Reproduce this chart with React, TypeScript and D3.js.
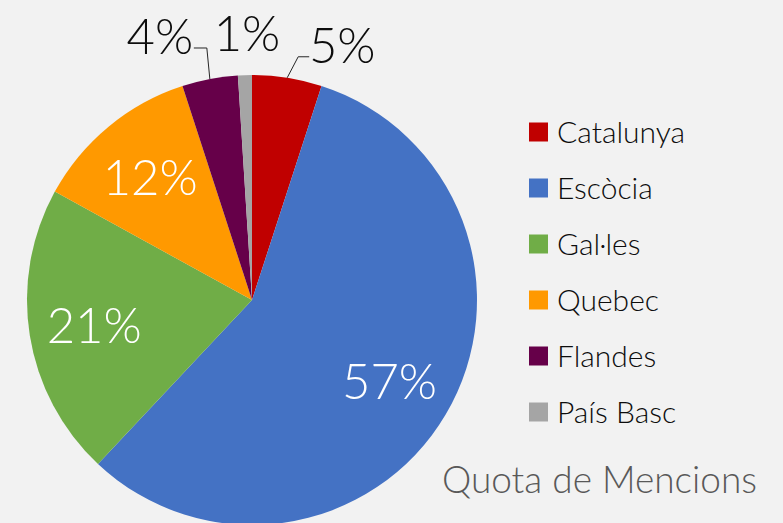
import { pie, arc, PieArcDatum } from "d3";

const categories = ["Catalunya", "Escòcia", "Gal·les", "Quebec", "Flandes", "País Basc"];
const values = [5, 57, 21, 12, 4, 1];
const colors = ["#c00000", "#4472c4", "#70ad47", "#ff9900", "#660049", "#a5a5a5"];
// label placement per slice: inside or outside (with optional leader elbow offset)
const labelInside = [false, true, true, true, false, false];
const title = "Quota de Mencions";

const W = 783;
const H = 523;
const cx = 252;
const cy = 300;
const R = 225;
const FONT = "Lato, 'Open Sans', sans-serif";

// offsets for outer labels: [elbow dx, elbow dy, end dx, text dx, text dy] relative to slice edge point
const outerOffsets: Record<number, number[]> = {
  0: [11, -21, 11, 33, 6],
  4: [-3, -31, -13, -34, 6],
  5: [0, 0, 0, 2, -24],
};

export default function App() {
  const pieGen = pie<number>().sort(null).value((d) => d);
  const arcs = pieGen(values);
  const arcGen = arc<PieArcDatum<number>>().innerRadius(0).outerRadius(R);
  const inner = arc<PieArcDatum<number>>().innerRadius(R * 0.71).outerRadius(R * 0.71);
  const edge = arc<PieArcDatum<number>>().innerRadius(R).outerRadius(R);

  return (
    <svg
      width={W}
      height={H}
      style={{ position: "absolute", left: 0, top: 0, background: "#f2f2f2", fontFamily: FONT }}
    >
      <rect width={W} height={H} fill="#f2f2f2" />
      <g transform={`translate(${cx},${cy})`}>
        {arcs.map((a, i) => (
          <path key={i} d={arcGen(a) ?? ""} fill={colors[i]} />
        ))}
        {arcs.map((a, i) => {
          const pct = `${values[i]}%`;
          if (labelInside[i]) {
            const [x, y] = inner.centroid(a);
            return (
              <text
                key={i}
                x={x}
                y={y}
                dy="0.36em"
                textAnchor="middle"
                fill="#ffffff"
                fontSize={49}
                fontWeight={300}
              >
                {pct}
              </text>
            );
          }
          const [ex, ey] = edge.centroid(a);
          const [bx, by, endDx, tdx, tdy] = outerOffsets[i];
          const elx = ex + bx;
          const ely = ey + by;
          const hasLine = bx !== 0 || by !== 0;
          return (
            <g key={i}>
              {hasLine && (
                <polyline
                  points={`${ex},${ey} ${elx},${ely} ${elx + endDx},${ely}`}
                  fill="none"
                  stroke="#262626"
                  strokeWidth={1}
                />
              )}
              <text
                x={hasLine ? elx + endDx + tdx : ex + tdx}
                y={(hasLine ? ely : ey) + tdy}
                textAnchor="middle"
                fill="#0d0d0d"
                fontSize={49}
                fontWeight={300}
              >
                {pct}
              </text>
            </g>
          );
        })}
      </g>
      <g transform="translate(529,132)">
        {categories.map((c, i) => (
          <g key={c} transform={`translate(0,${i * 56})`}>
            <rect x={0} y={-9.5} width={19} height={19} fill={colors[i]} />
            <text x={28} y={0} dy="0.36em" fontSize={30} fontWeight={300} fill="#0d0d0d">
              {c}
            </text>
          </g>
        ))}
      </g>
      <text x={442} y={493} fontSize={37} fontWeight={300} fill="#595959">
        {title}
      </text>
    </svg>
  );
}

*Exercise brief*
Search the material above for "with". Pull out each line where it shows up.

*Exercise result*
Reproduce this chart with React, TypeScript and D3.js.
// label placement per slice: inside or outside (with optional leader elbow offset)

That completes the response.